Thanks for the recommendations. Man, wish I found that pipe on Ebay.... I was in the mood to buy last week.I'll keep them in mind for my Christmas gift this year but, other than special occasions, I'm not really a high dollar kinda guy. I'm kinda looking for a German equivalent of say a Peterson or Stanny. 'sides, I'm just not worthy of a fine pipe yet


----------



## kheffelf (Jul 31, 2006)

I don't think there is a German pipe that is equivalent to Peterson or Stanwell. Besides those two there is also Bjarne and Nording-Denmark, Jirsa-Czech Repbulic, Tsuge-Japan. You can find all those pipes in the same range as Peterson and Stanwell. Also Savinelli-Italian. There are a lot of good pipes in the below a hundred dollar range.


----------



## Mad Hatter (Apr 8, 2007)

Actually guys, my bad, I already know of one. They are called Design Berlin. They have them at Pipesandcigars.com. Very resonable and not bad to look at. There is one you should check out. Its "The World" pipe. Big price on that one. Semi-blast depicting the globe.


:cb Thanks Pardners!


----------



## dayplanner (Dec 11, 1997)

Joura pipes are German (from bremen methinks). Also Shaabi pipes are german made.


----------



## IHT (Dec 27, 2003)

thomas richards, i think, makes some cool pipes... i do believe i received one a few months ago.  (still unsmoked, waiting to pop that balkan flake)


----------



## Mad Hatter (Apr 8, 2007)

IHT said:


> thomas richards, i think, makes some cool pipes... i do believe i received one a few months ago.  (still unsmoked, waiting to pop that balkan flake)

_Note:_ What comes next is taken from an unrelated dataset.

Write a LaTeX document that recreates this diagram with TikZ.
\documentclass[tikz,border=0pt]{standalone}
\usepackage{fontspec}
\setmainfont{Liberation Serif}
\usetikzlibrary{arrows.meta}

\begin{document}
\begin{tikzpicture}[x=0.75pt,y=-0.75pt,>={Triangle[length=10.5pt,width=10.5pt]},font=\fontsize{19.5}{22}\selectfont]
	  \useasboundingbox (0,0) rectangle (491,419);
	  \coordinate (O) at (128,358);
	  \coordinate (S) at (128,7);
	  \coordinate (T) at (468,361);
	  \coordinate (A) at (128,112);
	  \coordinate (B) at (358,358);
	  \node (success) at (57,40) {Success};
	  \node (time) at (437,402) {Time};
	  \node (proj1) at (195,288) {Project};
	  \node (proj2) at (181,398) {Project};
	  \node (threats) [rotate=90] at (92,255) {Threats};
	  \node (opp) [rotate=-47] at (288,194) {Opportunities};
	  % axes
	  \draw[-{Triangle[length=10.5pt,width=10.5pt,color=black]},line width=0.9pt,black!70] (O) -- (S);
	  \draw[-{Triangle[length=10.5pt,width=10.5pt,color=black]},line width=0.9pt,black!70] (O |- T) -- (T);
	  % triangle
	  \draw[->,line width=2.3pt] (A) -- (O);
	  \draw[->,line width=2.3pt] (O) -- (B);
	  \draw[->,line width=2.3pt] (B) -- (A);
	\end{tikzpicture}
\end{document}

Got a picture of that one Im-Ho-Tep?

:tpd:


----------



## IHT (Dec 27, 2003)

not on the computer i'm on, unfortunately (my other laptop is at work)... it's a really sweet little "nose-warmer", beautiful shape, nicely formed bit... can't wait to smoke it.

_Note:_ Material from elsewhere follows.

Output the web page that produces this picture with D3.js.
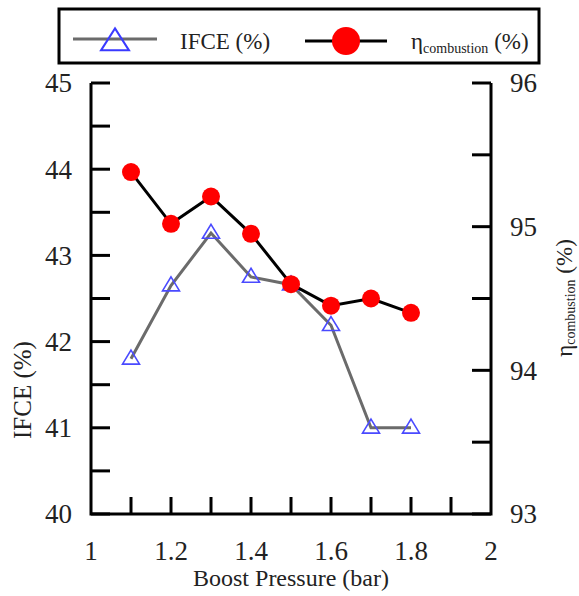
<!DOCTYPE html>
<html>
<head>
<meta charset="utf-8">
<script src="https://cdn.jsdelivr.net/npm/d3@7"></script>
<style>
  html, body { margin: 0; padding: 0; background: #fff; }
  svg, svg text { font-family: "Times New Roman", "Liberation Serif", "DejaVu Serif", serif; }
</style>
</head>
<body>
<svg id="chart" width="579" height="596"></svg>
<script>
// Boost pressure sweep (bar)
const boostPressure = [1.1, 1.2, 1.3, 1.4, 1.5, 1.6, 1.7, 1.8];
// Indicated fuel conversion efficiency (%), left axis
const ifce = [41.8, 42.65, 43.26, 42.75, 42.66, 42.19, 41.0, 41.0];
// Combustion efficiency (%), right axis
const etaCombustion = [95.38, 95.02, 95.21, 94.95, 94.6, 94.45, 94.5, 94.4];

const xTickLabels = [1, 1.2, 1.4, 1.6, 1.8, 2];
const xMinorTicks = [1.1, 1.2, 1.3, 1.4, 1.5, 1.6, 1.7, 1.8, 1.9];
const leftTicks = [40, 40.5, 41, 41.5, 42, 42.5, 43, 43.5, 44, 44.5, 45];
const leftLabels = [40, 41, 42, 43, 44, 45];
const rightTicks = [93, 93.5, 94, 94.5, 95, 95.5, 96];
const rightLabels = [93, 94, 95, 96];

const FONT = "'Liberation Serif', 'Times New Roman', serif";
const svg = d3.select("#chart").attr("font-family", FONT);
const plotLeft = 91, plotRight = 491, plotTop = 83, plotBottom = 514;

const x = d3.scaleLinear().domain([1, 2]).range([plotLeft, plotRight]);
const yL = d3.scaleLinear().domain([40, 45]).range([plotBottom, plotTop]);
const yR = d3.scaleLinear().domain([93, 96]).range([plotBottom, plotTop]);

// Axes frame: left, bottom, right (no top line)
svg.append("path")
  .attr("d", `M${plotLeft},${plotTop}V${plotBottom}H${plotRight}V${plotTop}`)
  .attr("fill", "none").attr("stroke", "#000").attr("stroke-width", 3)
  .attr("stroke-linejoin", "miter");

// Left axis ticks (inward) and labels
svg.append("g").selectAll("line").data(leftTicks).join("line")
  .attr("x1", plotLeft).attr("x2", plotLeft + 19)
  .attr("y1", d => yL(d)).attr("y2", d => yL(d))
  .attr("stroke", "#000").attr("stroke-width", 3);
svg.append("g").selectAll("text").data(leftLabels).join("text")
  .attr("font-family", FONT)
  .attr("x", 72).attr("y", d => yL(d))
  .attr("dy", "0.35em").attr("text-anchor", "end")
  .attr("font-size", 27).attr("fill", "#222")
  .text(d => d);

// Right axis ticks (inward) and labels
svg.append("g").selectAll("line").data(rightTicks).join("line")
  .attr("x1", plotRight - 19).attr("x2", plotRight)
  .attr("y1", d => yR(d)).attr("y2", d => yR(d))
  .attr("stroke", "#000").attr("stroke-width", 3);
svg.append("g").selectAll("text").data(rightLabels).join("text")
  .attr("font-family", FONT)
  .attr("x", 510).attr("y", d => yR(d))
  .attr("dy", "0.35em").attr("text-anchor", "start")
  .attr("font-size", 27).attr("fill", "#222")
  .text(d => d);

// Bottom axis ticks (inward) and labels
svg.append("g").selectAll("line").data(xMinorTicks).join("line")
  .attr("x1", d => x(d)).attr("x2", d => x(d))
  .attr("y1", plotBottom).attr("y2", plotBottom - 17)
  .attr("stroke", "#000").attr("stroke-width", 3);
svg.append("g").selectAll("text").data(xTickLabels).join("text")
  .attr("font-family", FONT)
  .attr("x", d => x(d)).attr("y", 560)
  .attr("text-anchor", "middle")
  .attr("font-size", 27).attr("fill", "#222")
  .text(d => d);

// Axis titles
svg.append("text")
  .attr("font-family", FONT)
  .attr("x", 291).attr("y", 586).attr("text-anchor", "middle")
  .attr("font-size", 24).attr("fill", "#222")
  .text("Boost Pressure (bar)");

svg.append("text")
  .attr("font-family", FONT)
  .attr("transform", "translate(31,390) rotate(-90)")
  .attr("text-anchor", "middle")
  .attr("font-size", 25).attr("fill", "#222")
  .text("IFCE (%)");

const rTitle = svg.append("text")
  .attr("font-family", FONT)
  .attr("transform", "translate(572,298) rotate(-90)")
  .attr("text-anchor", "middle")
  .attr("font-size", 23).attr("fill", "#222");
rTitle.append("tspan").text("η");
rTitle.append("tspan").attr("font-size", 14).attr("dy", 3).text("combustion");
rTitle.append("tspan").attr("dy", -3).text(" (%)");

// IFCE series
svg.append("path")
  .datum(boostPressure.map((b, i) => [b, ifce[i]]))
  .attr("d", d3.line().x(d => x(d[0])).y(d => yL(d[1])))
  .attr("fill", "none").attr("stroke", "#6b6b6b").attr("stroke-width", 3);

const tri = (cx, cy, w, h) =>
  `M${cx},${cy - h * 0.62}L${cx + w / 2},${cy + h * 0.38}L${cx - w / 2},${cy + h * 0.38}Z`;

svg.append("g").selectAll("path").data(boostPressure).join("path")
  .attr("d", (d, i) => tri(x(d), yL(ifce[i]), 17, 14))
  .attr("fill", "none").attr("stroke", "#4a4aff").attr("stroke-width", 1.6);

// Combustion efficiency series
svg.append("path")
  .datum(boostPressure.map((b, i) => [b, etaCombustion[i]]))
  .attr("d", d3.line().x(d => x(d[0])).y(d => yR(d[1])))
  .attr("fill", "none").attr("stroke", "#000").attr("stroke-width", 3);

svg.append("g").selectAll("circle").data(boostPressure).join("circle")
  .attr("cx", d => x(d)).attr("cy", (d, i) => yR(etaCombustion[i]))
  .attr("r", 9).attr("fill", "#ff0000");

// Legend
const lg = svg.append("g");
lg.append("rect")
  .attr("x", 59).attr("y", 9).attr("width", 480).attr("height", 54)
  .attr("fill", "#fff").attr("stroke", "#000").attr("stroke-width", 3);
lg.append("line").attr("x1", 73).attr("x2", 157).attr("y1", 39).attr("y2", 39)
  .attr("stroke", "#6b6b6b").attr("stroke-width", 3);
lg.append("path").attr("d", tri(115, 42, 28, 22))
  .attr("fill", "none").attr("stroke", "#3a3aff").attr("stroke-width", 2);
lg.append("text").attr("font-family", FONT).attr("x", 180).attr("y", 49)
  .attr("font-size", 23).attr("fill", "#222").text("IFCE (%)");
lg.append("line").attr("x1", 305).attr("x2", 387).attr("y1", 41).attr("y2", 41)
  .attr("stroke", "#000").attr("stroke-width", 3);
lg.append("circle").attr("cx", 346).attr("cy", 41).attr("r", 14).attr("fill", "#ff0000");
const lt = lg.append("text").attr("font-family", FONT).attr("x", 411).attr("y", 49)
  .attr("font-size", 23).attr("fill", "#222");
lt.append("tspan").text("η");
lt.append("tspan").attr("font-size", 14).attr("dy", 4).text("combustion");
lt.append("tspan").attr("dy", -4).text(" (%)");
</script>
</body>
</html>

here's a german pipe website... doesn't have any "tom richard" pipes though. :c 
http://www.smokingheads.com/

OH, forgot about this site, has lots of pipes, AND even has the "english" version of the "frank/german" method of packing a pipe.
http://www.pfeifenstudio-frank.de/
and in the interest of saving you all money, i advise you all *DO NOT CLICK ON THEIR ESTATE PIPES!!!* there are too many good deals for you to NOT SPEND MONEY!!!








like this ser jacapo poker.


----------



## Mad Hatter (Apr 8, 2007)

Danke, mein Herr


----------